For Jesus the call to discipleship imposed emergency rules that trumped normal privileges and social conventions. In a sense, then, there was a "command of the Lord [Jesus]", but Paul was unaware of it!

Even though Paul was apparently unaware of this statement of Jesus', he seems to use a similar reasoning. He turns the logic of the Deuteronomy passage on its ear by arguing here that under the present impending crisis (i.e., the demands of Kingdom discipleship in this age) even a man who has newly married should not let that circumstance distract him from single-minded service to Christ. Those who mourn (v. 30, are recently bereaved) should put that distraction out of their heads. None of these circumstances should become excuses for relaxing one's service in Jesus' army.

Paul gives two reasons for these special demands. The first is represented by v. 31, where he writes: "for the present form [or 'scheme', Greek schēma] of this world is passing away [or 'is transitory']"

Paul gives two reasons for these special demands. The first is represented by v. 31, where he writes: "for the present form [or 'scheme', Greek schēma] of this world is passing away."

The New Testament writers, when referring to the two ages—the present one and the future eternal one— used the terms "age" (Greek aiōn) and "world" (Greek kosmos) interchangeably, both reflecting the meaning inherent in the Hebrew noun ōlam. When we recite the old creeds in church and find the phrase "Glory be to the Father, and to the Son, and to the Holy Spirit. As it was in the beginning is now, and ever shall be : world without end. Amen", this is an example of the meaning "age without end", i.e., eternity. It is the way of life that characterizes the present age—not the present physical earth—that he has in mind when he says it is passing away, although it is true that Peter uses the ultimate physical demise and re-creation of the Earth as a similar motivation for holy living in the present age (2 Peter 3:10-12).

It is significant that Paul uses a present tense verb ("is passing away") here. Believers in Jesus during the present age leading up to the return of Jesus are conceived as already enjoying some of the powers and joys of the coming age. This is what Paul means in Ephesians by our living "in the heavenlies". It is also what the author to the Hebrews refers to, when he describes persons who once tasted Christian life and then rejected Christ (Hebrews 6:4-6):
It is impossible for those who have once been enlightened, who have tasted the heavenly gift, who have shared in the Holy Spirit, who have tasted the goodness of the word of God and the powers of the coming age, if they fall away, to be brought back to repentance, because to their loss they are crucifying the Son of God all over again and subjecting him to public disgrace.
Social conventions such as marriage, bereavement, buying and selling belong to the present age. In the coming age of the Kingdom there will be no more marriage or death. And in the present age believers in Jesus should be able to live in a way that does not allow the conditions of the present to dominate or hamper their discipleship. As we have seen in the preceding chapters, Paul did not yield to those who advocated asceticism. Real human circumstances in the present life could not and should not be ignored. But believers should seek to have the mindset of the coming age even now in the present.

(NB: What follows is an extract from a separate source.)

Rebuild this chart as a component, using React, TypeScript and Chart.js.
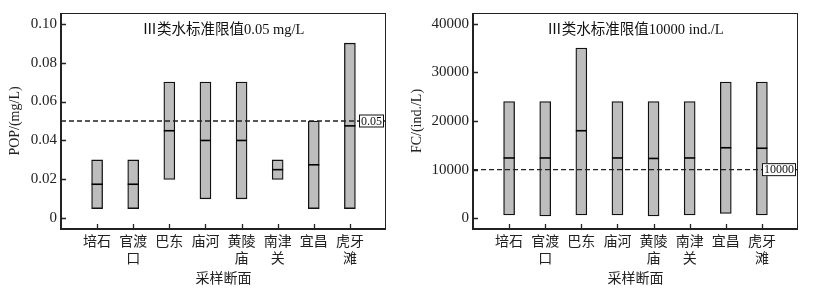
import React, { useEffect, useRef } from 'react';
import { Chart, registerables } from 'chart.js';
Chart.register(...registerables);

const categories: string[][] = [['培石'], ['官渡', '口'], ['巴东'], ['庙河'], ['黄陵', '庙'], ['南津', '关'], ['宜昌'], ['虎牙', '滩']];
const popMin = [0.005, 0.005, 0.02, 0.01, 0.01, 0.02, 0.005, 0.005];
const popMax = [0.03, 0.03, 0.07, 0.07, 0.07, 0.03, 0.05, 0.09];
const popMedian = [0.0175, 0.0175, 0.045, 0.04, 0.04, 0.025, 0.0275, 0.0475];
const fcMin = [700, 500, 700, 700, 500, 700, 1000, 700];
const fcMax = [24000, 24000, 35000, 24000, 24000, 24000, 28000, 28000];
const fcMedian = [12400, 12400, 18000, 12400, 12300, 12400, 14500, 14400];
const popTicks = [0, 0.02, 0.04, 0.06, 0.08, 0.1];
const fcTicks = [0, 10000, 20000, 30000, 40000];
const popLimit = 0.05;
const fcLimit = 10000;
const popLimitLabel = '0.05';
const fcLimitLabel = '10000';
const popTitle = 'Ⅲ类水标准限值0.05 mg/L';
const fcTitle = 'Ⅲ类水标准限值10000 ind./L';
const popYTitle = 'POP/(mg/L)';
const fcYTitle = 'FC/(ind./L)';
const xTitle = '采样断面';

const SERIF = "'Liberation Serif', 'Noto Sans CJK SC', serif";
const CJK = "'Noto Sans CJK SC', 'Liberation Serif', sans-serif";

const decorPlugin = {
  id: 'decor',
  afterDatasetsDraw(chart: any) {
    const o = chart.options.plugins.decor;
    const { ctx, chartArea } = chart;
    const { left, right, top, bottom } = chartArea;
    const xs = chart.scales.x;
    const ys = chart.scales.y;
    ctx.save();
    // limit dashed line
    const ly = ys.getPixelForValue(o.limit);
    ctx.strokeStyle = '#222';
    ctx.lineWidth = 1.3;
    ctx.setLineDash([5, 3]);
    ctx.beginPath();
    ctx.moveTo(left, ly);
    ctx.lineTo(right, ly);
    ctx.stroke();
    ctx.setLineDash([]);
    // label box
    ctx.font = `12px ${SERIF}`;
    const tw = ctx.measureText(o.limitLabel).width;
    const bw = tw + 4;
    const bh = 13;
    const bx = right - 2 - bw;
    ctx.fillStyle = '#fff';
    ctx.fillRect(bx, ly - bh / 2, bw, bh);
    ctx.strokeStyle = '#111';
    ctx.lineWidth = 1;
    ctx.strokeRect(bx + 0.5, ly - bh / 2 + 0.5, bw - 1, bh - 1);
    ctx.fillStyle = '#111';
    ctx.textAlign = 'center';
    ctx.textBaseline = 'middle';
    ctx.fillText(o.limitLabel, bx + bw / 2, ly + 0.5);
    // title
    ctx.font = `14.5px ${SERIF}`;
    ctx.fillText(o.title, (left + right) / 2, top + 17);
    // frame
    ctx.strokeStyle = '#222';
    ctx.lineWidth = 1;
    ctx.strokeRect(left + 0.5, top + 0.5, right - left - 1, bottom - top - 1);
    ctx.lineWidth = 2;
    ctx.beginPath();
    ctx.moveTo(left, top);
    ctx.lineTo(left, bottom);
    ctx.lineTo(right, bottom);
    ctx.stroke();
    // inward ticks
    ctx.lineWidth = 1.3;
    ctx.beginPath();
    ys.ticks.forEach((t: any) => {
      const py = Math.round(ys.getPixelForValue(t.value)) + 0.5;
      ctx.moveTo(left, py);
      ctx.lineTo(left + 5, py);
    });
    xs.ticks.forEach((t: any) => {
      const px = Math.round(xs.getPixelForValue(t.value)) + 0.5;
      ctx.moveTo(px, bottom);
      ctx.lineTo(px, bottom - 5);
    });
    ctx.stroke();
    ctx.restore();
  },
};

type PanelProps = {
  left: number;
  width: number;
  yWidth: number;
  padRight: number;
  yMin: number;
  yMax: number;
  yTicks: number[];
  fmt: (v: number) => string;
  lo: number[];
  hi: number[];
  med: number[];
  limit: number;
  limitLabel: string;
  title: string;
  yTitle: string;
  yTitlePad: number;
};

function Panel(p: PanelProps) {
  const ref = useRef<HTMLCanvasElement>(null);
  useEffect(() => {
    const chart = new Chart(ref.current as HTMLCanvasElement, {
      type: 'bar',
      data: {
        datasets: [
          {
            type: 'line',
            data: p.med.map((v, i) => ({ x: i + 1, y: v })),
            showLine: false,
            pointStyle: 'line',
            pointRadius: 5.5,
            pointBorderWidth: 1.6,
            borderColor: '#000',
            pointBorderColor: '#000',
            order: 0,
          } as any,
          {
            type: 'bar',
            data: p.lo.map((v, i) => ({ x: i + 1, y: [v, p.hi[i]] })),
            backgroundColor: '#bdbdbd',
            borderColor: '#111',
            borderWidth: 1.3,
            borderSkipped: false,
            barThickness: 11,
            order: 1,
          } as any,
        ],
      },
      options: {
        animation: false,
        responsive: false,
        devicePixelRatio: 1,
        layout: { padding: { left: 0, right: p.padRight, top: 6, bottom: 0 } },
        plugins: {
          legend: { display: false },
          tooltip: { enabled: false },
          decor: { limit: p.limit, limitLabel: p.limitLabel, title: p.title },
        } as any,
        scales: {
          x: {
            type: 'linear',
            min: 0,
            max: 9,
            offset: false,
            grid: { display: false, drawTicks: false },
            border: { display: false },
            afterBuildTicks: (s: any) => {
              s.ticks = categories.map((_, i) => ({ value: i + 1 }));
            },
            afterFit: (s: any) => {
              s.height = 65;
            },
            ticks: {
              autoSkip: false,
              maxRotation: 0,
              padding: 3,
              color: '#222',
              font: { family: CJK, size: 14 },
              callback: (v: any) => categories[Math.round(v) - 1] || '',
            },
            title: {
              display: true,
              text: xTitle,
              color: '#222',
              font: { family: CJK, size: 14 },
              padding: { top: 0, bottom: 8 },
            },
          },
          y: {
            type: 'linear',
            min: p.yMin,
            max: p.yMax,
            grid: { display: false, drawTicks: false },
            border: { display: false },
            afterBuildTicks: (s: any) => {
              s.ticks = p.yTicks.map((v) => ({ value: v }));
            },
            afterFit: (s: any) => {
              s.width = p.yWidth;
            },
            ticks: {
              padding: 4,
              color: '#222',
              font: { family: SERIF, size: 15 },
              callback: (v: any) => p.fmt(Number(v)),
            },
            title: {
              display: true,
              text: p.yTitle,
              color: '#222',
              font: { family: SERIF, size: 14 },
              padding: { top: p.yTitlePad, bottom: 0 },
            },
          },
        },
      },
      plugins: [decorPlugin],
    });
    return () => chart.destroy();
  }, []);
  return (
    <canvas
      ref={ref}
      width={p.width}
      height={294}
      style={{ position: 'absolute', left: p.left, top: 0, width: p.width, height: 294 }}
    />
  );
}

export default function App() {
  return (
    <div style={{ position: 'fixed', left: 0, top: 0, width: 813, height: 294, background: '#fff' }}>
      <Panel
        left={0}
        width={400}
        yWidth={61}
        padRight={14}
        yMin={-0.0055}
        yMax={0.1055}
        yTicks={popTicks}
        fmt={(v) => (v === 0 ? '0' : v.toFixed(2))}
        lo={popMin}
        hi={popMax}
        med={popMedian}
        limit={popLimit}
        limitLabel={popLimitLabel}
        title={popTitle}
        yTitle={popYTitle}
        yTitlePad={7}
      />
      <Panel
        left={400}
        width={413}
        yWidth={73}
        padRight={15}
        yMin={-2200}
        yMax={42200}
        yTicks={fcTicks}
        fmt={(v) => String(Math.round(v))}
        lo={fcMin}
        hi={fcMax}
        med={fcMedian}
        limit={fcLimit}
        limitLabel={fcLimitLabel}
        title={fcTitle}
        yTitle={fcYTitle}
        yTitlePad={9}
      />
    </div>
  );
}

Obviously, a balance is needed. No one expects a believer not to feel keenly the death of a spouse or a child. It is a matter of degree. Paul wrote elsewhere "you should not grieve [over a loved one's death] like those who have no hope [beyond death]" (1 Thess. 4:13-14). Likewise, no one expects believers not to enjoy marriage or new possessions. But their real joys must always be in a relationship to Christ which far exceeds the joys of human love and earthly comforts.

His second reason is vv. 32-35 (NLT):
I want you to be free from the concerns of this life. An unmarried man can spend his time doing the Lord’s work and thinking how to please him. 33 But a married man has to think about his earthly responsibilities and how to please his wife. 34 His interests are divided. In the same way, a woman who is no longer married or has never been married can be devoted to the Lord and holy in body and in spirit. But a married woman has to think about her earthly responsibilities and how to please her husband. 35 I am saying this for your benefit, not to place restrictions on you. I want you to do whatever will help you serve the Lord best, with as few distractions as possible.
In the Deuteronomy law cited above, in order that soldiers be free from distractions and worries, they were dismissed from duty in the army. In Paul's version, "soldiers" serving in Jesus' "army" are not dismissed, but must seek God's help to live as though these potential distractions do not exist.

And finally, in vv. 36-40, Paul allows for engaged persons who after much prayer are convinced that they do not possess the gift of God to remain single, to go ahead and marry. Personally, Paul thinks they all would be better off if they can remain single. But he concedes that each one has his or her own gift from God in this matter (1 Cor 7:7).

It may be that you are a little confused by this passage. We are accustomed to read authoritative and firm statements in Paul's letters: statements based either upon the teachings of Jesus or upon revelations given to Paul from God. Such passages in Paul teach permanent truths that remain valid for all time and in all circumstances. What we have read here is quite different. Paul has had to answer questions pertaining to circumstances that did not allow such certainty. Like any caring pastor, he was compelled to give some kind of advice that would be helpful to his flock. What he advised them was reasonable and was based upon principles derived from the only "Scripture" that existed at the time: the Old Testament laws. It was wise advice. But it was not intended for all circumstances or all eras of history. Today we must, like Paul, use the Scriptures available to us—both Old and New Testaments—to find and apply principles that honor God and exhibit the love and purity of Christ. This is not an easy task, but it is the path of discipleship.